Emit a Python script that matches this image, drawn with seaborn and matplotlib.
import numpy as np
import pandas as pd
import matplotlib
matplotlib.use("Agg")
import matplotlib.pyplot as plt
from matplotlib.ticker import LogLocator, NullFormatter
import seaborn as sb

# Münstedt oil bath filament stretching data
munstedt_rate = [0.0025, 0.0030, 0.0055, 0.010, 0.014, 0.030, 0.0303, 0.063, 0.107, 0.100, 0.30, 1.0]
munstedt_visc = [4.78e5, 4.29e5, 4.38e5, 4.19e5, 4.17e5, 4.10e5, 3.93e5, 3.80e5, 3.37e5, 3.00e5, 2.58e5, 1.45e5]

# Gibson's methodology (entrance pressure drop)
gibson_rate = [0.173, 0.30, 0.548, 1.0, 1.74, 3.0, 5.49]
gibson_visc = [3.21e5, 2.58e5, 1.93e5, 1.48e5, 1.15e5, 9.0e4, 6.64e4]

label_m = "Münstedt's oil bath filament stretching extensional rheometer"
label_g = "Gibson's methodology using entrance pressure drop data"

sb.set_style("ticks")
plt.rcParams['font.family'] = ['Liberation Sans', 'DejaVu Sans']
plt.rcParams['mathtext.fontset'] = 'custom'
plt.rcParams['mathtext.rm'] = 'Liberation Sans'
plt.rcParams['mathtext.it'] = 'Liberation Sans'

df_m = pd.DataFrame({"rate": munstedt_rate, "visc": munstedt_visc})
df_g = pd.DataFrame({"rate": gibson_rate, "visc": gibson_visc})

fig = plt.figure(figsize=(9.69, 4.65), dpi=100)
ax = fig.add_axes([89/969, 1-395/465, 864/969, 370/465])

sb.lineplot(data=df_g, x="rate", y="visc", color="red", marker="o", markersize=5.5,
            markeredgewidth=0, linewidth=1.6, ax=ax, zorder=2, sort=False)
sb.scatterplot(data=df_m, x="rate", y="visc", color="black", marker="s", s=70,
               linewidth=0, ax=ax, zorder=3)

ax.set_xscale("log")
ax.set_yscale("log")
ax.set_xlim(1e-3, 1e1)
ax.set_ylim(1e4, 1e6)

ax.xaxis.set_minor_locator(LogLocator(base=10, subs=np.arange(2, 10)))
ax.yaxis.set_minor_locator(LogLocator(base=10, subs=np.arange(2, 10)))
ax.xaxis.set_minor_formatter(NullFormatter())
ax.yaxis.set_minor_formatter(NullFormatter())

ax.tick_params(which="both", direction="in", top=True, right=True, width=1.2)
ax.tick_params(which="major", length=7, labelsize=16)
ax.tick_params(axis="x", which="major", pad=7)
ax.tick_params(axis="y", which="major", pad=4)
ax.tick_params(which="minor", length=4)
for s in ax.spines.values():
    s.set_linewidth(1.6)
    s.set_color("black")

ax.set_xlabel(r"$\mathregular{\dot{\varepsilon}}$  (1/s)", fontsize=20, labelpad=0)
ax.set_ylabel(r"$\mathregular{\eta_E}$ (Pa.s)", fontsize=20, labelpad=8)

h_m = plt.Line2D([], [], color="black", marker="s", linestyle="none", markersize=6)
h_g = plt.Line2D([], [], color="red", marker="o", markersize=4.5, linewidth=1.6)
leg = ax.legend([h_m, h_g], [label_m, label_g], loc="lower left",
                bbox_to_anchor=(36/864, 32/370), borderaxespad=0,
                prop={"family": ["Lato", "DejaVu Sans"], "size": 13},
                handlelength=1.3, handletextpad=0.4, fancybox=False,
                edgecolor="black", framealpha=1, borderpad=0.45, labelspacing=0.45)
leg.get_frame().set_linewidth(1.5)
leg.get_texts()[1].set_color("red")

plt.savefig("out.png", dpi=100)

▸ TO BE DONE:
Beginning at the first line above, repeat exactly until the line containing "3.00e5, 2.58e5, 1.45e5]", which is included.

▸ RESULT FOR THIS TASK:
Emit a Python script that matches this image, drawn with seaborn and matplotlib.
import numpy as np
import pandas as pd
import matplotlib
matplotlib.use("Agg")
import matplotlib.pyplot as plt
from matplotlib.ticker import LogLocator, NullFormatter
import seaborn as sb

# Münstedt oil bath filament stretching data
munstedt_rate = [0.0025, 0.0030, 0.0055, 0.010, 0.014, 0.030, 0.0303, 0.063, 0.107, 0.100, 0.30, 1.0]
munstedt_visc = [4.78e5, 4.29e5, 4.38e5, 4.19e5, 4.17e5, 4.10e5, 3.93e5, 3.80e5, 3.37e5, 3.00e5, 2.58e5, 1.45e5]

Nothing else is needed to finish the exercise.